If we’re to survive, we caregivers must find something to laugh about. We’ll thrive and find joy each day, when we tap our well of caregiver humor. There’s much to laugh about in simple everyday interactions if we stop being so serious about ourselves.
I used to visit, José, my caregiver friend Lisa’s husband. He was a resident in the same nursing home as my father. José was bedridden toward the end of his life with dementia. While he didn’t talk or open his eyes much, he did turn his head toward what sounded interesting.
One day, after visiting my father, I saw Lisa enter the building. I walked with her to visit her husband. She walked into the room and said, “Hola José. ¿Cómo está mi chaparro?” He fidgeted a bit and that was all. She explained, “He doesn’t respond much, but he does understand.”
“What does chaparro mean?” I asked.
“Little man,” she said. “José is my little man.”
“What? Your husband allows you to call him, little?” I teased.
Days later, when I visited my father again, I dropped in on José. “Hola José. ¿Cómo está Lisa’s chalupa?” (Pardon my Spanglish.)
He fidgeted and turned slightly.
This went on for some time. In fact, one of the Spanish-speaking CNAs commented when she heard me use the term chalupa. I explained, it was the affectionate term Lisa used for her husband.
All that changed the day Lisa and I arrived together to visit our loved ones. When she heard what I called José she looked shocked and then started laughing.
“What?” I asked, clueless.
“You’re calling my husband a boat,” she explained. “He is not a boat, he’s my little man. Chapaaaaarrrrro,” she emphasized, not chalupa.”
“Chaparro. Chaparro. Chaparrrrrro.” I repeated to anchor my learning. I even rolled my Rs.
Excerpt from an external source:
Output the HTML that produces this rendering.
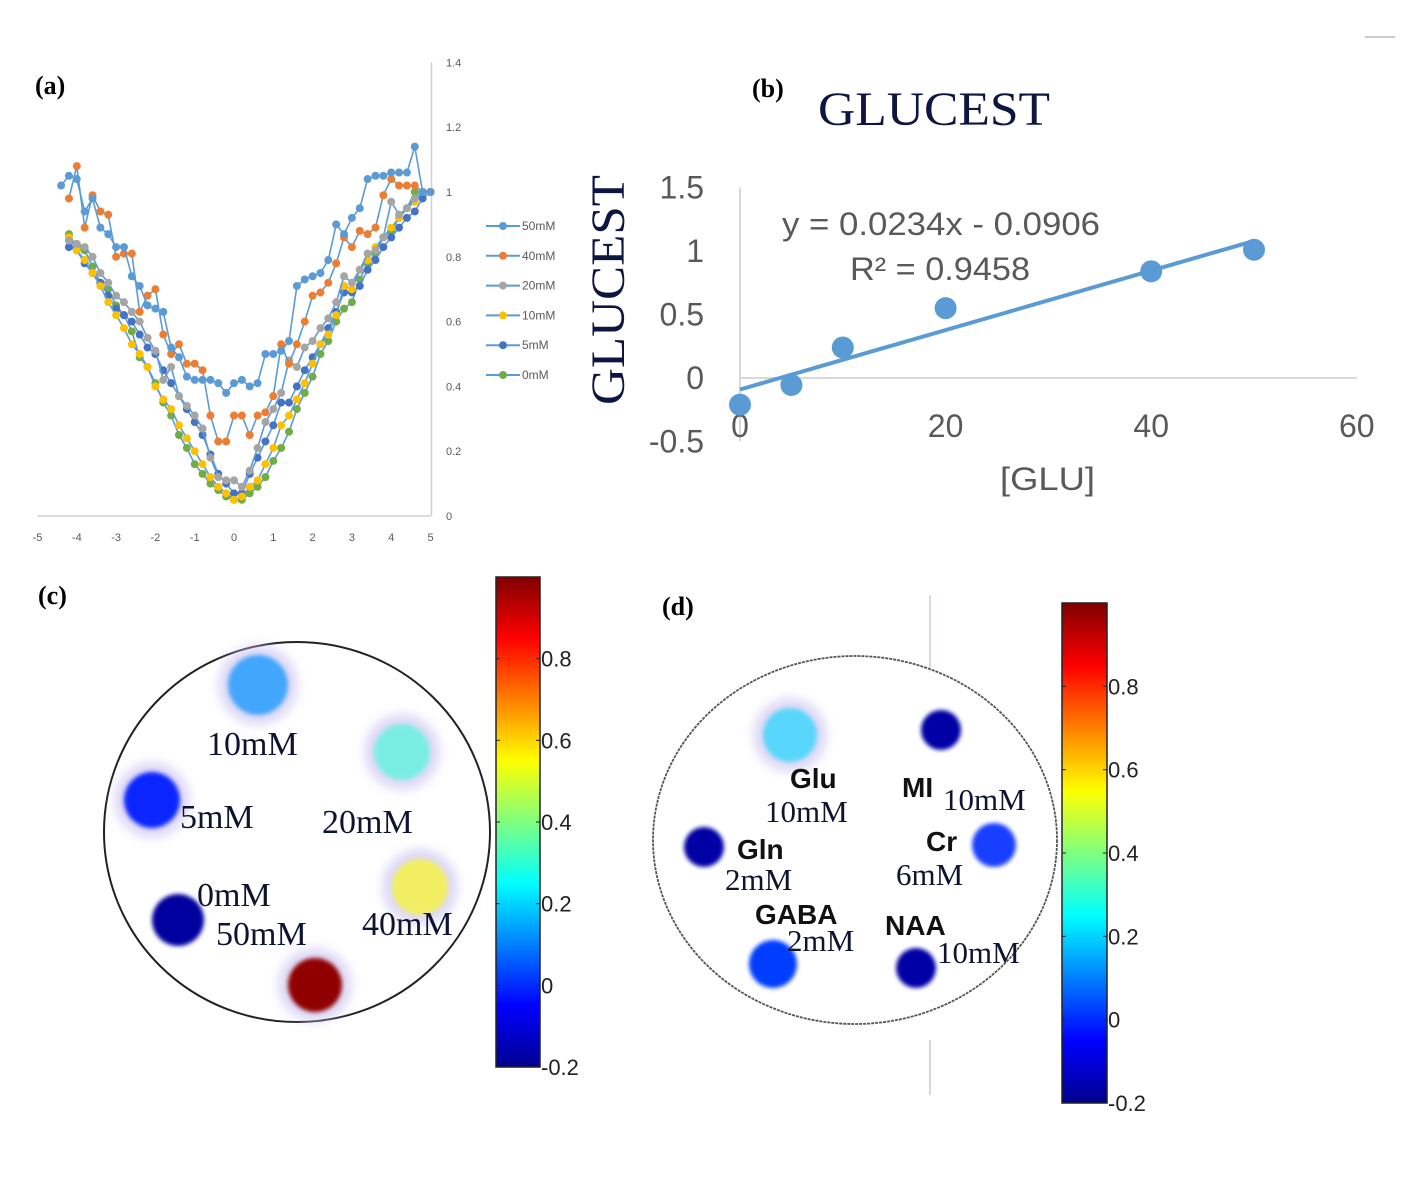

SIGH. While people with dementia struggle to find the right word to express themselves, this wasn’t the problem. There’s nothing in the Caregiving for Dementia Rulebook that explains what to do when a caregiver uses the wrong word to express herself to a person with dementia.
Years later, after José and my father died, she got back at me. At her birthday party, she made an announcement. “I have a new boyfriend.” She was such a fun-loving person, I looked forward to learning who he was, until… I learned he was my husband!
Glad I found you, Brenda. I’m currently caregiving for my parents, both with dementia/Alzheimer’s. Humour is so important as we deal with all the stress and anxiety that surrounds this challenging condition. I know it sounds awful, but my parents and I always have a giggle when it’s time to clean their dentures. They run around making faces at each other and flapping their gums, it has become quite comical. And then there are those times when you can only see the humour after you’ve had a chance to look back… but all in all, if you can’t laugh, you’re just going to make yourself sick. I’ll take more time to read past posts, and invite you to read my blog as well. Cheers!
Loving humor is important for caregiver survival.
The only time humor may sound awful is to the ears who have never walked this journey.
Keep havin’ fun, Lorrie. You are walking the road along with other caregiver heroes who step up to care when faced with few other options.
Awww Brenda, this so so precious!
I remember my Grampa Jose would call Gramma Elsie, “Chaparrita”, I guess that means, “My Little Woman”!
I loved to spend time with the both of them, such sweet, affectionate, loving people.
They treated one another with such tenderness, and oh how they laughed together!
I am so blessed to have had them in my childhood.
Thank you for this golden memory, it does touch my heart.
Rosemary King
What a sweet postscript to this caregiver humor story!
Thank you, Rosie, for sharing these joyous memories.
Sadly, by the time I came into your grandpa’s life, dementia had taken much of his ability to function.